- Task
Reproduce the listing below exactly, beginning with its first line and ending with the line that holds "Chart.register(...registerables);"; pictures are not part of the copy.

- Data excerpt
┌──

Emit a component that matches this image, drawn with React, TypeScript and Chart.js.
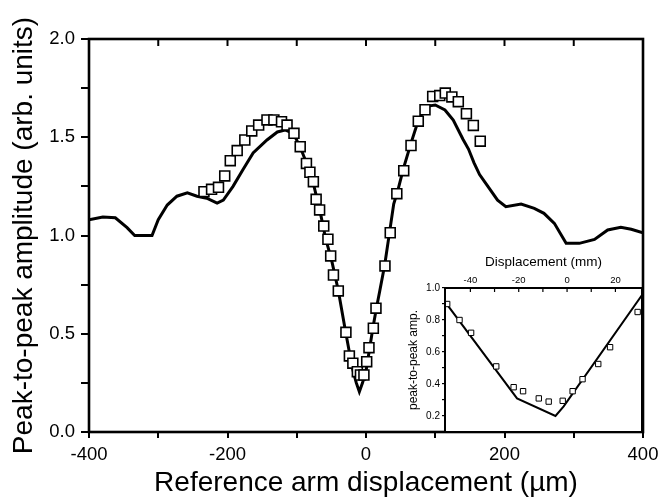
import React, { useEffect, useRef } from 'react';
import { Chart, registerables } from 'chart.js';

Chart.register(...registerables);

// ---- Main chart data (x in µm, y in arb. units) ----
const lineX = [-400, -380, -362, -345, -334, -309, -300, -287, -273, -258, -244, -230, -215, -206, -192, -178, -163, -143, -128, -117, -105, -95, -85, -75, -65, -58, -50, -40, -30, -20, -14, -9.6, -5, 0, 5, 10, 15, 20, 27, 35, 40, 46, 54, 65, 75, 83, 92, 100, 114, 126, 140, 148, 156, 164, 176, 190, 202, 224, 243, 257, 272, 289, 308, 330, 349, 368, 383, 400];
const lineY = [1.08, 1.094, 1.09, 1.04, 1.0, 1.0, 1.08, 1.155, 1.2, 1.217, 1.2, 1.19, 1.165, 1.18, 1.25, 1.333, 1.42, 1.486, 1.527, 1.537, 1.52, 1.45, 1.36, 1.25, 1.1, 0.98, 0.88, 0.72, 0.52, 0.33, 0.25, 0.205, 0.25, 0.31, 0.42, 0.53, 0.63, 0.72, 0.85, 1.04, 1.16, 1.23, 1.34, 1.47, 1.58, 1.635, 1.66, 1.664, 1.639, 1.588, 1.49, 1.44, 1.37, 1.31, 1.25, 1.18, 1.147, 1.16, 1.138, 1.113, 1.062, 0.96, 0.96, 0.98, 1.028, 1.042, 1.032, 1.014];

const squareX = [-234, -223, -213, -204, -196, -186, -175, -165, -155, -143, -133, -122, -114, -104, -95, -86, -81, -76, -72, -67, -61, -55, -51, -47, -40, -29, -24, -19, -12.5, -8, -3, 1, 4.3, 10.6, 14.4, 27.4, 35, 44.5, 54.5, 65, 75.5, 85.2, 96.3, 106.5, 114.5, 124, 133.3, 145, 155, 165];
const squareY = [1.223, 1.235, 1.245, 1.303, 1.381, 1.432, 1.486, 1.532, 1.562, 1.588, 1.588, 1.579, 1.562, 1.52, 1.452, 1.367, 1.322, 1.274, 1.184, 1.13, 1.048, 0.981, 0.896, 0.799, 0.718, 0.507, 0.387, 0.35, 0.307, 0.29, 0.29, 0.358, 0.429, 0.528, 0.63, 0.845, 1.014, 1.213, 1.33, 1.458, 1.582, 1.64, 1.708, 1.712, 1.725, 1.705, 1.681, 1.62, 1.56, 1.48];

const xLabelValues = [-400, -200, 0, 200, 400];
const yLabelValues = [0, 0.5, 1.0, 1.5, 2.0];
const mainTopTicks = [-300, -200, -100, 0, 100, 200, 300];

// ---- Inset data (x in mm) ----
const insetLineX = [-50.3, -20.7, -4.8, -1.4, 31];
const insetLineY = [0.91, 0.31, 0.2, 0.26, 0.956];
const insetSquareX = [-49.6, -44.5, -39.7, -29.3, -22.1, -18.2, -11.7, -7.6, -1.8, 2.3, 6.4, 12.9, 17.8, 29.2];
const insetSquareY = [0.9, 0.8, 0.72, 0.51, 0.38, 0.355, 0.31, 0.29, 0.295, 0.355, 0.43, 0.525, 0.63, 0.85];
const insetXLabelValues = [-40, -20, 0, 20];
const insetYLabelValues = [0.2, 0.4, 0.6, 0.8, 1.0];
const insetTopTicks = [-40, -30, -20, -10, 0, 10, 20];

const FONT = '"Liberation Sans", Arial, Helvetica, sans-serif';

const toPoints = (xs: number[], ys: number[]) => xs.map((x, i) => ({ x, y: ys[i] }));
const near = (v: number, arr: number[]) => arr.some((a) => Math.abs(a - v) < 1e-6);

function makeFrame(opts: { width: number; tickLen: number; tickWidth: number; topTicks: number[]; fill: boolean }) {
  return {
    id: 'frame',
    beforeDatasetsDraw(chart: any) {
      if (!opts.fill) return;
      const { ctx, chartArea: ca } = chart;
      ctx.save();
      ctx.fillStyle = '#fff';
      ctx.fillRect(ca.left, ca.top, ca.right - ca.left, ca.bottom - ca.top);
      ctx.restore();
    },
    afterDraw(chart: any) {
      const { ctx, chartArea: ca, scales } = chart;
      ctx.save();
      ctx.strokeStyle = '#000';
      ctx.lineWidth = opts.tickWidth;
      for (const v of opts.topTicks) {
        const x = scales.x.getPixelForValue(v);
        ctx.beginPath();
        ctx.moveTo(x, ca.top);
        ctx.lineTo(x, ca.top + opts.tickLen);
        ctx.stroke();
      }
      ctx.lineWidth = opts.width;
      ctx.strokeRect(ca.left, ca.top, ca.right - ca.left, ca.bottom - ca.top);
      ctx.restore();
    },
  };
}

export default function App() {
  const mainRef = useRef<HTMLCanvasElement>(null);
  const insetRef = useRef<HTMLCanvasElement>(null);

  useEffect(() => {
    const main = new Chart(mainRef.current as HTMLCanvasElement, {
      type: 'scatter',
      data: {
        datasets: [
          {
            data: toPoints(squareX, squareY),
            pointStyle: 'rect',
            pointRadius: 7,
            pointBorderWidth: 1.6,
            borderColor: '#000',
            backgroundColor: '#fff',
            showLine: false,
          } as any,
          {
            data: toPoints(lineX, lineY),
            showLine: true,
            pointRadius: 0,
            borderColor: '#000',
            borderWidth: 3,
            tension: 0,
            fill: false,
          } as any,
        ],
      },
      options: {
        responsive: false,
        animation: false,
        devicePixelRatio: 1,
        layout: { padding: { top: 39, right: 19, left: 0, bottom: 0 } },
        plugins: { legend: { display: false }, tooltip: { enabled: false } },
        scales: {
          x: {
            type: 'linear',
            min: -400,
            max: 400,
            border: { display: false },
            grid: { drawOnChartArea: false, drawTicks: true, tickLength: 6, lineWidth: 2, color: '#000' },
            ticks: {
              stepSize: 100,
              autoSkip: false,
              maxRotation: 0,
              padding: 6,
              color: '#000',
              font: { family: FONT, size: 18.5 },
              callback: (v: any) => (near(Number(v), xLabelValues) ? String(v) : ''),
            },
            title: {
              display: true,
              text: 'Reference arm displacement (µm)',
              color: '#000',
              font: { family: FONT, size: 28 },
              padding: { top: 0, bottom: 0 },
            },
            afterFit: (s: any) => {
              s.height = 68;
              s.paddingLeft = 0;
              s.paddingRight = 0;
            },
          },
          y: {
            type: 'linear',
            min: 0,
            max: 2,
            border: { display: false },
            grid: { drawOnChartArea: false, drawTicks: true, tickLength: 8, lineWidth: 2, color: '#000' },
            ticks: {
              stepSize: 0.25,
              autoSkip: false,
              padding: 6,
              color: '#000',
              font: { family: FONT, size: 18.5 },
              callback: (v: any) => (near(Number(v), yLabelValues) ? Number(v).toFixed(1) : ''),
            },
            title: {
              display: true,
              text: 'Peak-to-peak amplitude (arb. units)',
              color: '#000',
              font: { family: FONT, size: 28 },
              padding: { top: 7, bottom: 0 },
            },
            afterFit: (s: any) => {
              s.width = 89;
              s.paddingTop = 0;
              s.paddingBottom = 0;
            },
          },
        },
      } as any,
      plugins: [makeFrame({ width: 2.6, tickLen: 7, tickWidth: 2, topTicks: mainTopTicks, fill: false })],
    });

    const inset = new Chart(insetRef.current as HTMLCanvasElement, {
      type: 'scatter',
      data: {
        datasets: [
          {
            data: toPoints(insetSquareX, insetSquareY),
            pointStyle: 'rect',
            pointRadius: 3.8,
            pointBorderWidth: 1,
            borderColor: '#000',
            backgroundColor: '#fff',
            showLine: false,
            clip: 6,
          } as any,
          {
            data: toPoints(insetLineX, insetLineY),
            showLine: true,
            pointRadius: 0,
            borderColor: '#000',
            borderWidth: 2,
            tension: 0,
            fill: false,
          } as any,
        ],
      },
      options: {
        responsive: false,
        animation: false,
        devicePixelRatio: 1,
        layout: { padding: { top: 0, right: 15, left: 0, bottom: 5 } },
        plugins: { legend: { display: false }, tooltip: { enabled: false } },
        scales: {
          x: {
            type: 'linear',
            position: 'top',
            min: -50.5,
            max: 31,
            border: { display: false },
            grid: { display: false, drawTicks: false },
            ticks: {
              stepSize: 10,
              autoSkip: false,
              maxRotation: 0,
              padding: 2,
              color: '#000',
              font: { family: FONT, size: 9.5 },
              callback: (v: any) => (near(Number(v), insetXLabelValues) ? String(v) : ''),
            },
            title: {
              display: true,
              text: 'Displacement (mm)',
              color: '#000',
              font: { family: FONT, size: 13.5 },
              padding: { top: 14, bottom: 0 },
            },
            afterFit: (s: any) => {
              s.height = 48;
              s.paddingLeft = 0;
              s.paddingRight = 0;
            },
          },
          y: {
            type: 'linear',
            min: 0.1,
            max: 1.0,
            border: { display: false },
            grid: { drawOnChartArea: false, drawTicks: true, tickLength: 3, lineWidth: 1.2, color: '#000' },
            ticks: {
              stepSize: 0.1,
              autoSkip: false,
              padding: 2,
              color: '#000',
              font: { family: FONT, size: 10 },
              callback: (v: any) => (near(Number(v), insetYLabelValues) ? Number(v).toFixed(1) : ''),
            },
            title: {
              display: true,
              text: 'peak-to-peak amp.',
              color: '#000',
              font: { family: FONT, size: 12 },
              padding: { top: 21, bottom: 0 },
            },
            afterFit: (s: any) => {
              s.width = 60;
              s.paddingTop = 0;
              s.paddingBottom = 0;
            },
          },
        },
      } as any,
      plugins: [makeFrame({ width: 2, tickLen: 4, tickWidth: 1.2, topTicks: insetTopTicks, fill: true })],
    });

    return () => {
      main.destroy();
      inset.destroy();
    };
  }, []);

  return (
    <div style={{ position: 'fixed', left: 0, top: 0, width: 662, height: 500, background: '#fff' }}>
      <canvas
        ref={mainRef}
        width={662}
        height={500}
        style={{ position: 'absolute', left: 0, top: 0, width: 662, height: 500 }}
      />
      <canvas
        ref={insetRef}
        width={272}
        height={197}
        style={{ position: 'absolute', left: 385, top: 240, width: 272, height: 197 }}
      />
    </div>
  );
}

└──

- Result for this exercise
Emit a component that matches this image, drawn with React, TypeScript and Chart.js.
import React, { useEffect, useRef } from 'react';
import { Chart, registerables } from 'chart.js';

Chart.register(...registerables);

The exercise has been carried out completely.